We support the start of negotiations on a fissile material cut-off treaty (FMCT) at the Conference on Disarmament within the framework of the balanced Programme of Work and on the basis of the Shannon Mandate.
We are of the view that resolving regional challenges to the nuclear non- proliferation regime could be accomplished exclusively through political and diplomatic means on the basis of the NPT and the IAEA safeguards system. There is no alternative to this approach, which is the most efficient one. It is attested by the fact that over the past year we have advanced significantly in settling the situation around Iran’s nuclear programme. Right now the Joint Plan of Action agreed upon by the E3+3 and Iran on November 24th, 2013 is being implemented consistently. In parallel, Iran and the IAEA are actively cooperating in order to resolve all outstanding issues the Agency raised with regard to Iran’s nuclear programme. We are confident that the unprecedented constructive cooperation of Iran with the IAEA as well as with the E3+3 gives grounds to hope for a successful outcome of the talks on a comprehensive solution to Iran’s nuclear issue before the deadline of July 20, as set for by the Geneva Joint Plan of Action.
Vigorous steps are required to start moving towards a nuclear-weapon-free status of the Korean Peninsula. We are certain that all the stakeholders should do their best to resume the full-fledged NPT membership of DPRK and restore the application of the IAEA safeguards on its territory.
An increased interest in peaceful uses of nuclear energy is an objective trend of the modern world.
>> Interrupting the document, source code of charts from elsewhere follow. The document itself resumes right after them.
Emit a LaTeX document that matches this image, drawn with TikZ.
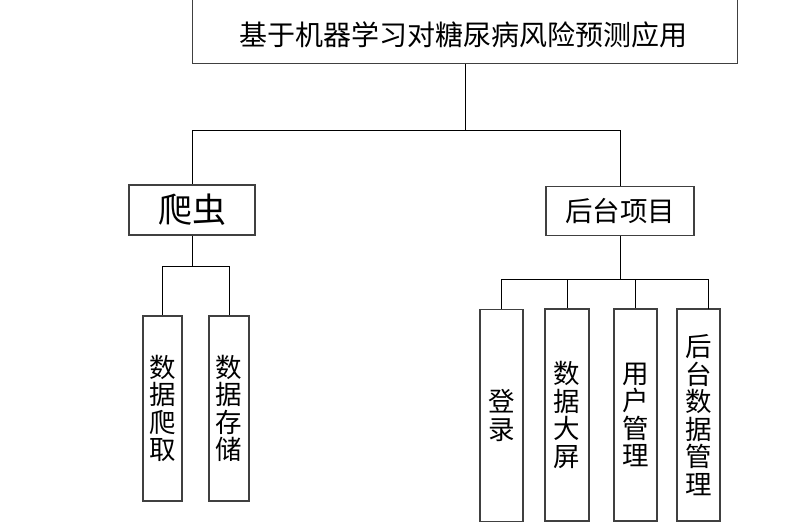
\documentclass[tikz,border=0pt]{standalone}
\usepackage{fontspec}
\setmainfont{Noto Sans CJK SC}
\begin{document}
\begin{tikzpicture}[x=1pt,y=-1pt,
  box/.style={draw=black!75,line width=1.2pt,inner sep=0pt,align=center},
  conn/.style={draw=black,line width=1pt},
  vtext/.style={font=\fontsize{26.5}{27.5}\selectfont},
  ]
\useasboundingbox (0,0) rectangle (805,524);
% top
\node[box, minimum width=545pt, minimum height=68pt] (top) at (465,29.5) {};
\node[font=\fontsize{28}{30}\selectfont, inner sep=0pt] (title) at (463.5,35) {基于机器学习对糖尿病风险预测应用};
% level 2
\node[box, minimum width=126pt, minimum height=50pt, font=\fontsize{34}{36}\selectfont] (spider) at (192,210) {爬虫};
\node[box, minimum width=148pt, minimum height=49pt, font=\fontsize{27.5}{30}\selectfont] (backend) at (620,211) {后台项目};
% level 3 left
\node[box, vtext, minimum width=39pt, minimum height=185pt] (c1) at (162.5,408.5) {数\\据\\爬\\取};
\node[box, vtext, minimum width=40pt, minimum height=185pt] (c2) at (229,408.5) {数\\据\\存\\储};
% level 3 right
\node[box, vtext, minimum width=43pt, minimum height=212pt] (b1) at (501.5,415.5) {登\\录};
\node[box, vtext, minimum width=44pt, minimum height=212pt] (b2) at (567,415) {数\\据\\大\\屏};
\node[box, vtext, minimum width=43pt, minimum height=212pt] (b3) at (635.5,415) {用\\户\\管\\理};
\node[box, vtext, minimum width=43pt, minimum height=212pt] (b4) at (698.5,415) {后\\台\\数\\据\\管\\理};
% junctions
\coordinate (j1) at (465,130);
\coordinate (j2) at (192,266);
\coordinate (j3) at (620,279);
\coordinate (b4top) at (708,309);
% connectors
\draw[conn] (top.south) -- (j1);
\draw[conn] (j1) -| (spider.north);
\draw[conn] (j1) -| (backend.north);
\draw[conn] (spider.south) -- (j2);
\draw[conn] (j2) -| (c1.north);
\draw[conn] (j2) -| (c2.north);
\draw[conn] (backend.south) -- (j3);
\draw[conn] (j3) -| (b1.north);
\draw[conn] (j3) -| (b2.north);
\draw[conn] (j3) -| (b3.north);
\draw[conn] (j3) -| (b4top);
\end{tikzpicture}
\end{document}
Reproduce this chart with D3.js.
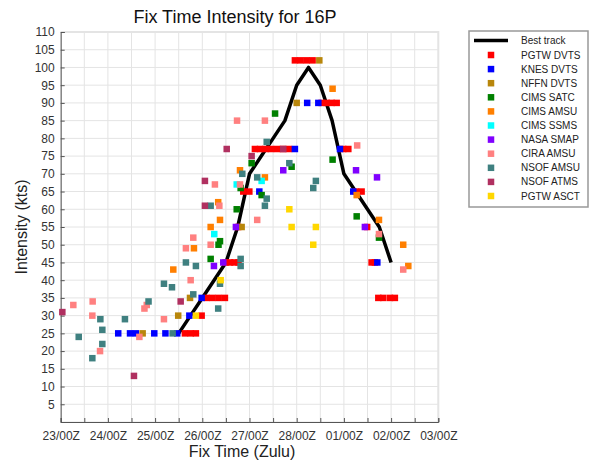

Russia believes there is no alternative to further development and increased use of the civil nuclear power in the world in the near future. This is proved by the outcomes of the 2013 High-Level International Conference Nuclear Energy in the 21st Century hosted by Russia under the IAEA auspices. The final document of the Conference sets the direction for the development of the IAEA Member States. We are satisfied with the main conclusion of the Conference that for many countries nuclear energy is a proved, pure, safe, and resource-efficient technology that will play a prominent role in ensuring energy security and the sustainable development
Goals in the 21st Century and Beyond.
Russia consistently promotes a wide access to the benefits of peaceful nuclear energy for the NPT States Parties as well as the development of international cooperation in this area.
The NPT is a key element, a sort of guarantee of the ever-expanding international cooperation in the field of the peaceful uses of nuclear energy. Russia is willing to continue working together with the NPT States Parties. Our vision of cooperation is that it should consist in attaining the goals of development and spreading the use of peaceful nuclear energy while strengthening the nuclear non-proliferation regime.
To conclude, I would like to inform the esteemed delegations that in pursuance of the relevant provisions of the 2010 Action Plan the NPT States Parties possessing nuclear weapons agreed upon a standard reporting form. In accordance with this form, Russia just as its other P5 partners, has prepared a sort of a report on the work done with respect to Actions 5, 20 and 21 of the last Review Conference Final Document.
It will be placed on the official website of the third session of the Preparatory Committee in the form of a statement by the head of the Russian delegation.